What to produce: Repeat the data below exactly, dropping any pictures it holds.
___ Given information ___
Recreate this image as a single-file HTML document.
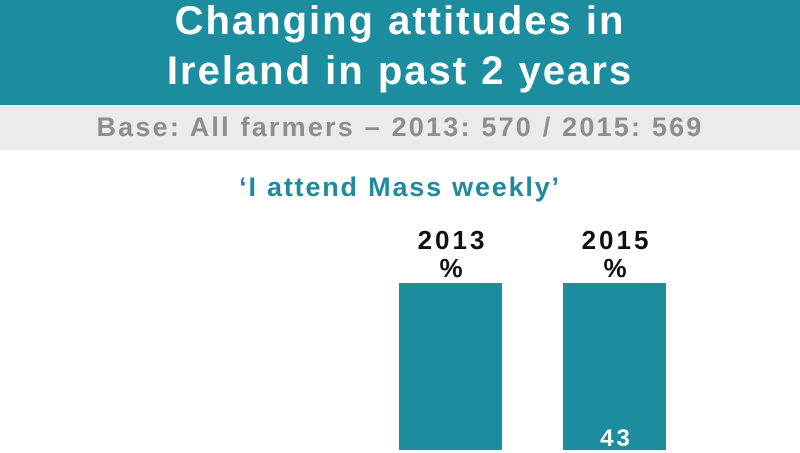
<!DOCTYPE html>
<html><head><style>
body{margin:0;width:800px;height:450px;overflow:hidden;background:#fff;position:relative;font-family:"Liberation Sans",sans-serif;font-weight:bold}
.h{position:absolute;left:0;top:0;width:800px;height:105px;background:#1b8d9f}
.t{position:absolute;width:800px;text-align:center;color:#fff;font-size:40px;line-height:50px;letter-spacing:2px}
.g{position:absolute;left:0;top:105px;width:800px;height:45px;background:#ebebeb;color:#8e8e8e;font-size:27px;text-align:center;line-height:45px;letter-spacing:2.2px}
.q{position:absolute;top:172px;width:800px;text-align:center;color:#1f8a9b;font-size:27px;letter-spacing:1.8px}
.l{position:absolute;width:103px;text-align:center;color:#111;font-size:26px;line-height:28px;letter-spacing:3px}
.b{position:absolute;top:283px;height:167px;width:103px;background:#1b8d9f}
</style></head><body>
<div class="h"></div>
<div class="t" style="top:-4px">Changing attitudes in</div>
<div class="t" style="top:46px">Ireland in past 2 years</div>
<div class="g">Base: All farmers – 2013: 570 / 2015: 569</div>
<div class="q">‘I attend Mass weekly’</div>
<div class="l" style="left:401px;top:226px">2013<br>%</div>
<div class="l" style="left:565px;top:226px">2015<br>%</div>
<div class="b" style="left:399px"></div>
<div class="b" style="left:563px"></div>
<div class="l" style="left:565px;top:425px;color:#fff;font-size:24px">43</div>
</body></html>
___
The response:
Recreate this image as a single-file HTML document.
<!DOCTYPE html>
<html><head><style>
body{margin:0;width:800px;height:450px;overflow:hidden;background:#fff;position:relative;font-family:"Liberation Sans",sans-serif;font-weight:bold}
.h{position:absolute;left:0;top:0;width:800px;height:105px;background:#1b8d9f}
.t{position:absolute;width:800px;text-align:center;color:#fff;font-size:40px;line-height:50px;letter-spacing:2px}
.g{position:absolute;left:0;top:105px;width:800px;height:45px;background:#ebebeb;color:#8e8e8e;font-size:27px;text-align:center;line-height:45px;letter-spacing:2.2px}
.q{position:absolute;top:172px;width:800px;text-align:center;color:#1f8a9b;font-size:27px;letter-spacing:1.8px}
.l{position:absolute;width:103px;text-align:center;color:#111;font-size:26px;line-height:28px;letter-spacing:3px}
.b{position:absolute;top:283px;height:167px;width:103px;background:#1b8d9f}
</style></head><body>
<div class="h"></div>
<div class="t" style="top:-4px">Changing attitudes in</div>
<div class="t" style="top:46px">Ireland in past 2 years</div>
<div class="g">Base: All farmers – 2013: 570 / 2015: 569</div>
<div class="q">‘I attend Mass weekly’</div>
<div class="l" style="left:401px;top:226px">2013<br>%</div>
<div class="l" style="left:565px;top:226px">2015<br>%</div>
<div class="b" style="left:399px"></div>
<div class="b" style="left:563px"></div>
<div class="l" style="left:565px;top:425px;color:#fff;font-size:24px">43</div>
</body></html>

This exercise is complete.